= DATA SEGMENT =
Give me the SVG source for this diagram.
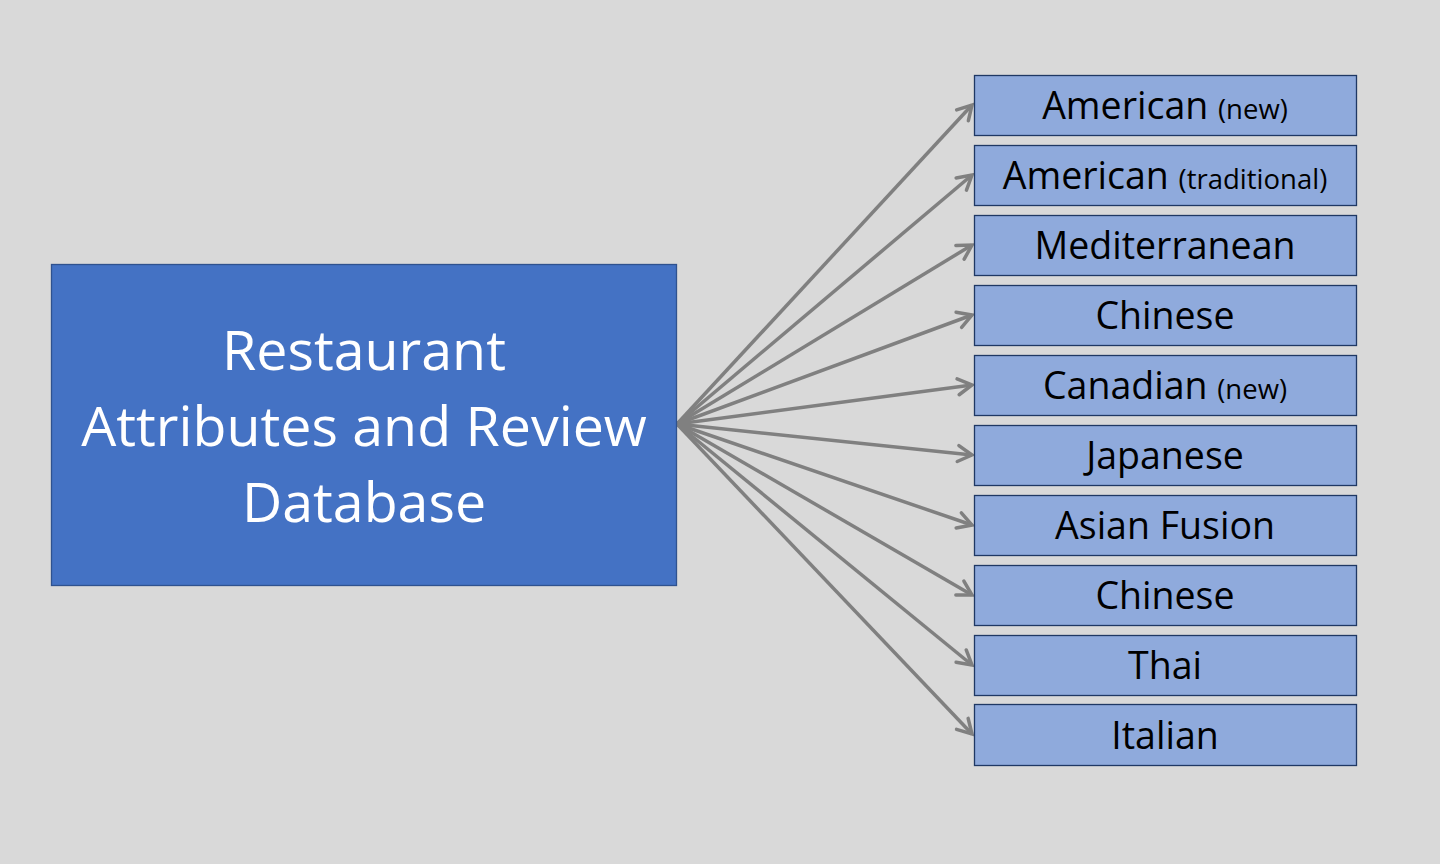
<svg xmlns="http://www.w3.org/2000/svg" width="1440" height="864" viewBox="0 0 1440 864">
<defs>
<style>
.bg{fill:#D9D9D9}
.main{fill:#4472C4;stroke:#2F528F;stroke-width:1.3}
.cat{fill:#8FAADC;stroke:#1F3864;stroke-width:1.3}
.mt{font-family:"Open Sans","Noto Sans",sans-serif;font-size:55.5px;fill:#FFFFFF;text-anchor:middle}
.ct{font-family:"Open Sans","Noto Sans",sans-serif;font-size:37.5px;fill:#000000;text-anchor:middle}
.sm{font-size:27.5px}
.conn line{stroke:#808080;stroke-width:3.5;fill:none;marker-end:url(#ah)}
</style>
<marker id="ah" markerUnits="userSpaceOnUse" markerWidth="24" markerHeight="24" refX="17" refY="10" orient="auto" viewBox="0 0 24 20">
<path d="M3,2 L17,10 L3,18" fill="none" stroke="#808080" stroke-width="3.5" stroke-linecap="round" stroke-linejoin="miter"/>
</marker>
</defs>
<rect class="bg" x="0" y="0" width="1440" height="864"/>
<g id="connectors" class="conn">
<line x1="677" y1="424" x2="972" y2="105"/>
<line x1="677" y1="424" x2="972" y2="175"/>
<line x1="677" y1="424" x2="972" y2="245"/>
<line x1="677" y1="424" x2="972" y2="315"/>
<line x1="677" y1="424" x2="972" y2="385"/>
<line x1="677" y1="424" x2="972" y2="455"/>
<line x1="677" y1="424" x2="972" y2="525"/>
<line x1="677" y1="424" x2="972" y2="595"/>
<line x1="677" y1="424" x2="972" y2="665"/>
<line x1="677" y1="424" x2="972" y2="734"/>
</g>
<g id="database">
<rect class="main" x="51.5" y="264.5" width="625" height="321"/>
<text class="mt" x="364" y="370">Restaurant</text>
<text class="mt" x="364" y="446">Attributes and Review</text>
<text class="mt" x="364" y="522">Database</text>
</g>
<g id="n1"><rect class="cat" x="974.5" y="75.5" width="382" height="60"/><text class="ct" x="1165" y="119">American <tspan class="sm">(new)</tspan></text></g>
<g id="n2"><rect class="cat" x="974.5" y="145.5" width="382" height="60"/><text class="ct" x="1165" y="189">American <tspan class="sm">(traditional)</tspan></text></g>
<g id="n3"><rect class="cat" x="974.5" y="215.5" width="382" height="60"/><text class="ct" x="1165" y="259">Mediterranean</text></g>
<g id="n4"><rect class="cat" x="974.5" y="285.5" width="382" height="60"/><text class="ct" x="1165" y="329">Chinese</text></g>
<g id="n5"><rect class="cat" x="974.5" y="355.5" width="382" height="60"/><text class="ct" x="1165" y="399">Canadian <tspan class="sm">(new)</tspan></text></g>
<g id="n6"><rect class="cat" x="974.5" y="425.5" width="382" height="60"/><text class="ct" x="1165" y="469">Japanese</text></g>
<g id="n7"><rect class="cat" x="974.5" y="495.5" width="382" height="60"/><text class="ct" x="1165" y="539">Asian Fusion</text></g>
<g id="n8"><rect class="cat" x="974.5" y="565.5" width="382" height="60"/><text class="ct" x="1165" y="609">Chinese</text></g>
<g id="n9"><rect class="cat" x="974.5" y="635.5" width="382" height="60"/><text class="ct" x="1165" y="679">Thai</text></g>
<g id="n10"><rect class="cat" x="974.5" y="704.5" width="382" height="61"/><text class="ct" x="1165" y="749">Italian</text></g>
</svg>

= YOUR TASK =
Keep every word of the data as it is when you write it out, but drop the pictures.

= EXERCISE RESPONSE =
Give me the SVG source for this diagram.
<svg xmlns="http://www.w3.org/2000/svg" width="1440" height="864" viewBox="0 0 1440 864">
<defs>
<style>
.bg{fill:#D9D9D9}
.main{fill:#4472C4;stroke:#2F528F;stroke-width:1.3}
.cat{fill:#8FAADC;stroke:#1F3864;stroke-width:1.3}
.mt{font-family:"Open Sans","Noto Sans",sans-serif;font-size:55.5px;fill:#FFFFFF;text-anchor:middle}
.ct{font-family:"Open Sans","Noto Sans",sans-serif;font-size:37.5px;fill:#000000;text-anchor:middle}
.sm{font-size:27.5px}
.conn line{stroke:#808080;stroke-width:3.5;fill:none;marker-end:url(#ah)}
</style>
<marker id="ah" markerUnits="userSpaceOnUse" markerWidth="24" markerHeight="24" refX="17" refY="10" orient="auto" viewBox="0 0 24 20">
<path d="M3,2 L17,10 L3,18" fill="none" stroke="#808080" stroke-width="3.5" stroke-linecap="round" stroke-linejoin="miter"/>
</marker>
</defs>
<rect class="bg" x="0" y="0" width="1440" height="864"/>
<g id="connectors" class="conn">
<line x1="677" y1="424" x2="972" y2="105"/>
<line x1="677" y1="424" x2="972" y2="175"/>
<line x1="677" y1="424" x2="972" y2="245"/>
<line x1="677" y1="424" x2="972" y2="315"/>
<line x1="677" y1="424" x2="972" y2="385"/>
<line x1="677" y1="424" x2="972" y2="455"/>
<line x1="677" y1="424" x2="972" y2="525"/>
<line x1="677" y1="424" x2="972" y2="595"/>
<line x1="677" y1="424" x2="972" y2="665"/>
<line x1="677" y1="424" x2="972" y2="734"/>
</g>
<g id="database">
<rect class="main" x="51.5" y="264.5" width="625" height="321"/>
<text class="mt" x="364" y="370">Restaurant</text>
<text class="mt" x="364" y="446">Attributes and Review</text>
<text class="mt" x="364" y="522">Database</text>
</g>
<g id="n1"><rect class="cat" x="974.5" y="75.5" width="382" height="60"/><text class="ct" x="1165" y="119">American <tspan class="sm">(new)</tspan></text></g>
<g id="n2"><rect class="cat" x="974.5" y="145.5" width="382" height="60"/><text class="ct" x="1165" y="189">American <tspan class="sm">(traditional)</tspan></text></g>
<g id="n3"><rect class="cat" x="974.5" y="215.5" width="382" height="60"/><text class="ct" x="1165" y="259">Mediterranean</text></g>
<g id="n4"><rect class="cat" x="974.5" y="285.5" width="382" height="60"/><text class="ct" x="1165" y="329">Chinese</text></g>
<g id="n5"><rect class="cat" x="974.5" y="355.5" width="382" height="60"/><text class="ct" x="1165" y="399">Canadian <tspan class="sm">(new)</tspan></text></g>
<g id="n6"><rect class="cat" x="974.5" y="425.5" width="382" height="60"/><text class="ct" x="1165" y="469">Japanese</text></g>
<g id="n7"><rect class="cat" x="974.5" y="495.5" width="382" height="60"/><text class="ct" x="1165" y="539">Asian Fusion</text></g>
<g id="n8"><rect class="cat" x="974.5" y="565.5" width="382" height="60"/><text class="ct" x="1165" y="609">Chinese</text></g>
<g id="n9"><rect class="cat" x="974.5" y="635.5" width="382" height="60"/><text class="ct" x="1165" y="679">Thai</text></g>
<g id="n10"><rect class="cat" x="974.5" y="704.5" width="382" height="61"/><text class="ct" x="1165" y="749">Italian</text></g>
</svg>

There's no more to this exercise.